Abstract: Ceramic tools are a feasible solution for machining hard steels due to their excellent performance in high-temperature environments, which improves productivity. However, the high cutting speeds achieved with ceramic tools can generate cutting temperatures so high that they damage the surface roughness of the component. Therefore, this study aims to analyze the influence of different texturing inclinations on the final roughness of the component and the cutting forces during cutting on Al₂O₃ with TiC for the turning of 1.2990 cold work tool steel. The experimental setup involved testing five different texture grooves inclinations on the rake face of CNGA 120408 inserts, with a recommended cutting speed of 180 m/min, feed of 0.15 mm/rev, and a depth of cut of 0.5 mm. The tests were carried out in dry conditions. Results showed that the textured tools produced lower cutting forces (8%) and better surface roughness (improvement of 16% for R_a and 18% for R_z) than the reference tool without texture. Therefore, texturing inclinations can be used to mitigate the impact of high cutting speeds on the component during ceramic tool machining.

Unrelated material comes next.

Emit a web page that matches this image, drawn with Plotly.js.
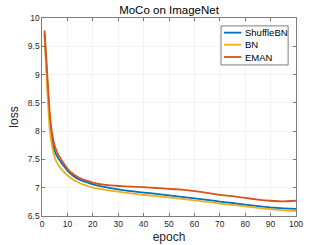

Abstract: At present, grinding mode is used for the finishing process of large cylindrical roller bearing flanges. However, because of low efficiency, large consumption of grinding wheel and grinding fluid, high costs, serious pollution of cutting waste fluid, and more importantly, easy to generate grinding burns and cracks defects, grinding machining has become a technical problem that troubles the economic and effective processing of large bearing ring flanges in the bearing industry. Therefore, the research on the hard turning technology for the finishing process of large cylindrical roller bearing flanges is carried out in the paper. The experiment investigations have shown that the finishing quality of large cylindrical roller bearing ring flanges can be better and more economically guaranteed by hard turning process.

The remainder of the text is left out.